In January 1949, Dansie was the last player to bat with Don Bradman in an official match, when Bradman played his final innings for Kensington against Port Adelaide Cricket Club at Alberton Oval. When Bradman was given out caught behind on 38, the large crowd booed the umpire and promptly adjourned to the neighbouring Alberton Hotel.

==First-class cricket==
Dansie made his first-class cricket debut on 27 January 1950 on the WACA Ground against Western Australia, making 36 and 13. Dansie quickly gained a reputation as a hard-hitting batsman with a liking for the pull, sweep and cut shots and a steady off-spin and leg-spin bowler, as well as being known as one of the great characters of South Australian cricket, including gaining the title of being the world's fastest eater. Dansie's best batting performance was 185 against Queensland at the Gabba in January 1951 and took five wickets for 61 against Queensland in December 1960. During his final Sheffield Shield season, he showed his all-round prowess once again with the bat and ball taking 26 scalps and scoring 405 runs which also included a century against Queensland during Boxing Day match in 1966.

He became only the second player to reach milestone of 100 Sheffield Shield appearances after Ken Mackay and he achieved the feat in 1966. He had a prolific run for South Australia in first-class cricket scoring 6692 runs which accounted for more than 3/4th of his total first-class runs. His total tally of 6692 runs in 107 first-class matches puts him only behind Darren Lehmann, Greg Blewett, David Hookes, Callum Ferguson, Les Favell and Ian Chappell in the list of all-time top runscorers for South Australia in Sheffield Shield history.

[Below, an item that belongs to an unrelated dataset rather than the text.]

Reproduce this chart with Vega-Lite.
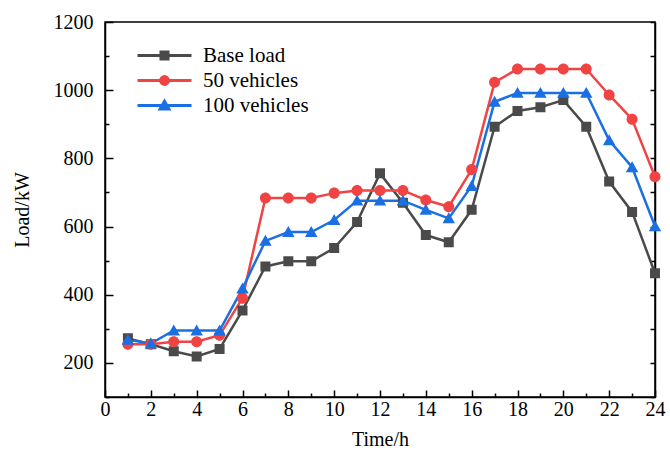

Despite being touted as one of the brightest prospects in Australian domestic setup, he never received a Baggy Green Cap. He was touted by many as a potential test match prospect throughout the 1950s.

==Lancashire League==
In 1955, Dansie signed with Lancashire League club Todmorden (for £550) on the advice of former Australian Test cricketer and Bacup Cricket Club professional Arthur Richardson. In his first season Dansie made 800 runs and took 44 wickets. Re-signed by Todmorden for the 1956 season, Dansie remained in England in 1955–56 and worked at Alf Gover's indoor cricket centre, coaching children who hadn't played cricket before, experience which Dansie later used as a coach in South Australia. In the 1956 Lancashire League season Dansie made 713 runs and took 67 wickets. A popular figure in Todmorden, Dansie was offered another contract but, having married Gwenda, Dansie returned to South Australia.

==Cricket administration==
Dansie retired from first-class cricket in 1967, after 124 matches and was awarded honorary membership of the South Australian Cricket Association. Following his retirement, Dansie turned to coaching and administration, coaching the Norwood reserves, South Australian Amateur Football League (SAAFL) team Payneham, the SAAFL state team and the All-Australian amateur team. Additionally, Dansie and his wife founded the Newton Jaguars Netball Club.

In 1976 Dansie was made a selector for the South Australian senior cricket side and all its under-age and women's teams, serving for 30 years. Dansie also served on the SACA board for 25 years, on the City of Campbelltown council and as president of the Australian Sportsmen's Association. Dansie also found time to work for the South Australian Education Department, including many years as the bursar at Norwood Morialta High School.

==Later life and honours==
Dansie was known as "The Patriarch of South Australian cricket", and the Neil Dansie Trophy for South Australia's most valuable player each season is named in his honour. He and his former teammate Les Favell are honoured in the Favell-Dansie Indoor Centre at the southern end of Adelaide Oval, behind the Sir Donald Bradman Stand. In the 1991 Australia Day Honours, he was awarded the Order of Australia Medal (OAM) for services to sport.

Dansie died in Adelaide on 23 May 2023, at the age of 94.